## Start Task inputs

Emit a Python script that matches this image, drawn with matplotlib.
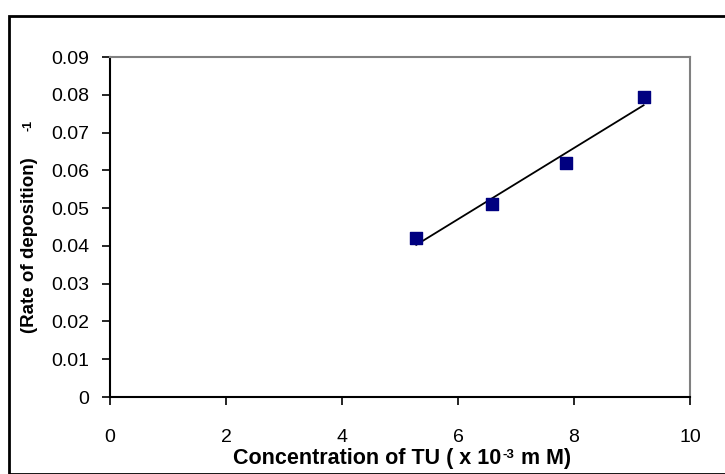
import numpy as np
import matplotlib
matplotlib.use("Agg")
import matplotlib.pyplot as plt
from matplotlib.patches import Rectangle

conc = [5.28, 6.58, 7.87, 9.2]
rate_inv = [0.0422, 0.051, 0.062, 0.0795]
xticks = [0, 2, 4, 6, 8, 10]
yticks = [0, 0.01, 0.02, 0.03, 0.04, 0.05, 0.06, 0.07, 0.08, 0.09]

W, H = 725, 474
fig = plt.figure(figsize=(W/100, H/100), dpi=100)
plt.rcParams['font.family'] = ['Liberation Sans', 'DejaVu Sans']

# outer chart frame
fig.patches.append(Rectangle((9/W, 0), 1.2, 1 - 16/H, transform=fig.transFigure,
                             fill=False, edgecolor='black', linewidth=2, clip_on=False))

ax = fig.add_axes([110/W, 1 - 397/H, 580/W, 340/H])
ax.scatter(conc, rate_inv, marker='s', s=64, color='#000080', zorder=3)
coef = np.polyfit(conc, rate_inv, 1)
xs = np.array([conc[0], conc[-1]])
ax.plot(xs, np.polyval(coef, xs), color='black', linewidth=1.3, zorder=2)

ax.set_xlim(0, 10)
ax.set_ylim(0, 0.09)
ax.set_xticks(xticks)
ax.set_xticklabels([str(v) for v in xticks])
ax.set_yticks(yticks)
ax.set_yticklabels(['0'] + ['%.2f' % v for v in yticks[1:]])
ax.tick_params(axis='both', direction='out', length=6, width=1.2, labelsize=14)
ax.tick_params(axis='x', pad=17)
ax.tick_params(axis='y', pad=9)
for s in ['left', 'bottom']:
    ax.spines[s].set_color('black')
    ax.spines[s].set_linewidth(1.5)
for s in ['top', 'right']:
    ax.spines[s].set_color('#808080')
    ax.spines[s].set_linewidth(1.5)

# x label built from pieces (superscript -3)
renderer = fig.canvas.get_renderer()
parts = [('Concentration of TU ( x 10', 15.5, 0), ('-3', 9.5, 6), (' m M)', 15.5, 0)]
texts = []
for s, fs, dy in parts:
    t = fig.text(0, 0, s, ha='left', va='baseline', fontsize=fs, fontweight='bold')
    texts.append((t, dy))
widths = [t.get_window_extent(renderer).width for t, _ in texts]
total = sum(widths) + 2
x0 = 402 - total / 2
base = 464
for (t, dy), w in zip(texts, widths):
    t.set_position((x0 / W, 1 - (base - dy) / H))
    x0 += w + 1

fig.text(30/W, 1 - 245/H, '(Rate of deposition)', rotation=90, ha='center', va='center',
         fontsize=13.5, fontweight='bold')
fig.text(28/W, 1 - 125/H, '-1', rotation=90, ha='center', va='center',
         fontsize=9, fontweight='bold')

fig.savefig('out.png', dpi=100)
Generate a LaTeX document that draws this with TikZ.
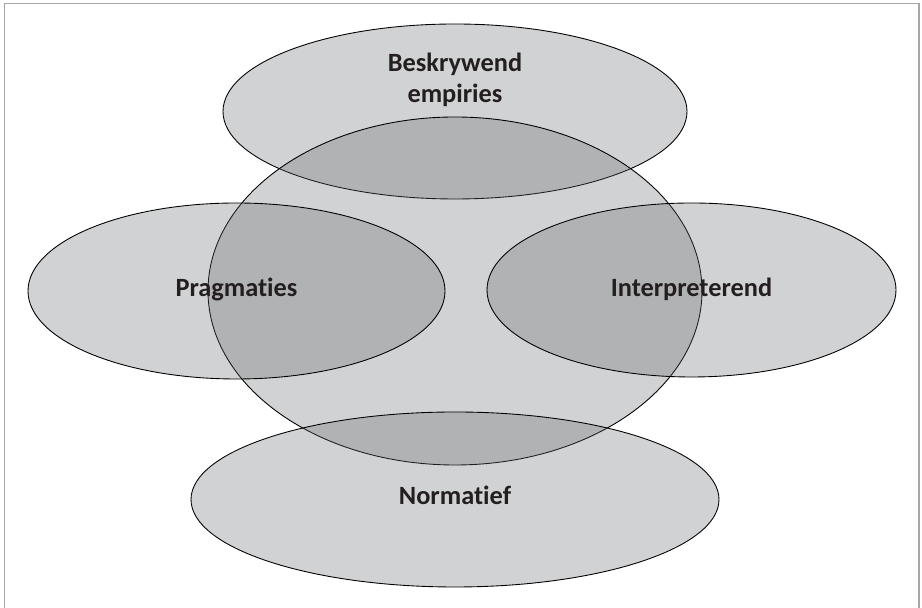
\documentclass[tikz,border=0pt]{standalone}
\usepackage{fontspec}
\setmainfont{Carlito}[Ligatures=NoCommon]
\definecolor{zonegray}{RGB}{104,105,108}
\definecolor{textdark}{RGB}{35,31,32}
\begin{document}
\begin{tikzpicture}[
    zone/.style={draw=black, line width=0.5pt, fill=zonegray, fill opacity=0.3},
    lbl/.style={text=textdark, font=\fontsize{15}{18.2}\selectfont\bfseries, align=center}
  ]
        \useasboundingbox (0,0) rectangle (18.44,12.16);
        \draw[gray!70, line width=1.1pt] (0.09,0) -- (0.09,12.09) -- (18.38,12.09) -- (18.38,0);

        \draw[zone] (9.10,9.93) ellipse (4.64 and 1.75);
        \draw[zone] (9.10,6.34) ellipse (4.94 and 3.48);
        \draw[zone] (4.73,6.34) ellipse (4.17 and 1.76);
        \draw[zone] (13.83,6.36) ellipse (4.09 and 1.74);
        \draw[zone] (9.10,2.17) ellipse (5.28 and 1.75);

        \node[lbl, anchor=base] (beskrywend) at (9.10,10.10) {Beskrywend\\empiries};
        \node[lbl, anchor=base] (pragmaties) at (4.73,6.22) {Pragmaties};
        \node[lbl, anchor=base] (interpreterend) at (13.83,6.22) {Interpreterend};
        \node[lbl, anchor=base] (normatief) at (9.10,2.06) {Normatief};
    \end{tikzpicture}
\end{document}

## End Task inputs

(Stated goal):
Output every entry word for word, but omit the pictures.

(Final answer):
Emit a Python script that matches this image, drawn with matplotlib.
import numpy as np
import matplotlib
matplotlib.use("Agg")
import matplotlib.pyplot as plt
from matplotlib.patches import Rectangle

conc = [5.28, 6.58, 7.87, 9.2]
rate_inv = [0.0422, 0.051, 0.062, 0.0795]
xticks = [0, 2, 4, 6, 8, 10]
yticks = [0, 0.01, 0.02, 0.03, 0.04, 0.05, 0.06, 0.07, 0.08, 0.09]

W, H = 725, 474
fig = plt.figure(figsize=(W/100, H/100), dpi=100)
plt.rcParams['font.family'] = ['Liberation Sans', 'DejaVu Sans']

# outer chart frame
fig.patches.append(Rectangle((9/W, 0), 1.2, 1 - 16/H, transform=fig.transFigure,
                             fill=False, edgecolor='black', linewidth=2, clip_on=False))

ax = fig.add_axes([110/W, 1 - 397/H, 580/W, 340/H])
ax.scatter(conc, rate_inv, marker='s', s=64, color='#000080', zorder=3)
coef = np.polyfit(conc, rate_inv, 1)
xs = np.array([conc[0], conc[-1]])
ax.plot(xs, np.polyval(coef, xs), color='black', linewidth=1.3, zorder=2)

ax.set_xlim(0, 10)
ax.set_ylim(0, 0.09)
ax.set_xticks(xticks)
ax.set_xticklabels([str(v) for v in xticks])
ax.set_yticks(yticks)
ax.set_yticklabels(['0'] + ['%.2f' % v for v in yticks[1:]])
ax.tick_params(axis='both', direction='out', length=6, width=1.2, labelsize=14)
ax.tick_params(axis='x', pad=17)
ax.tick_params(axis='y', pad=9)
for s in ['left', 'bottom']:
    ax.spines[s].set_color('black')
    ax.spines[s].set_linewidth(1.5)
for s in ['top', 'right']:
    ax.spines[s].set_color('#808080')
    ax.spines[s].set_linewidth(1.5)

# x label built from pieces (superscript -3)
renderer = fig.canvas.get_renderer()
parts = [('Concentration of TU ( x 10', 15.5, 0), ('-3', 9.5, 6), (' m M)', 15.5, 0)]
texts = []
for s, fs, dy in parts:
    t = fig.text(0, 0, s, ha='left', va='baseline', fontsize=fs, fontweight='bold')
    texts.append((t, dy))
widths = [t.get_window_extent(renderer).width for t, _ in texts]
total = sum(widths) + 2
x0 = 402 - total / 2
base = 464
for (t, dy), w in zip(texts, widths):
    t.set_position((x0 / W, 1 - (base - dy) / H))
    x0 += w + 1

fig.text(30/W, 1 - 245/H, '(Rate of deposition)', rotation=90, ha='center', va='center',
         fontsize=13.5, fontweight='bold')
fig.text(28/W, 1 - 125/H, '-1', rotation=90, ha='center', va='center',
         fontsize=9, fontweight='bold')

fig.savefig('out.png', dpi=100)
Generate a LaTeX document that draws this with TikZ.
\documentclass[tikz,border=0pt]{standalone}
\usepackage{fontspec}
\setmainfont{Carlito}[Ligatures=NoCommon]
\definecolor{zonegray}{RGB}{104,105,108}
\definecolor{textdark}{RGB}{35,31,32}
\begin{document}
\begin{tikzpicture}[
    zone/.style={draw=black, line width=0.5pt, fill=zonegray, fill opacity=0.3},
    lbl/.style={text=textdark, font=\fontsize{15}{18.2}\selectfont\bfseries, align=center}
  ]
        \useasboundingbox (0,0) rectangle (18.44,12.16);
        \draw[gray!70, line width=1.1pt] (0.09,0) -- (0.09,12.09) -- (18.38,12.09) -- (18.38,0);

        \draw[zone] (9.10,9.93) ellipse (4.64 and 1.75);
        \draw[zone] (9.10,6.34) ellipse (4.94 and 3.48);
        \draw[zone] (4.73,6.34) ellipse (4.17 and 1.76);
        \draw[zone] (13.83,6.36) ellipse (4.09 and 1.74);
        \draw[zone] (9.10,2.17) ellipse (5.28 and 1.75);

        \node[lbl, anchor=base] (beskrywend) at (9.10,10.10) {Beskrywend\\empiries};
        \node[lbl, anchor=base] (pragmaties) at (4.73,6.22) {Pragmaties};
        \node[lbl, anchor=base] (interpreterend) at (13.83,6.22) {Interpreterend};
        \node[lbl, anchor=base] (normatief) at (9.10,2.06) {Normatief};
    \end{tikzpicture}
\end{document}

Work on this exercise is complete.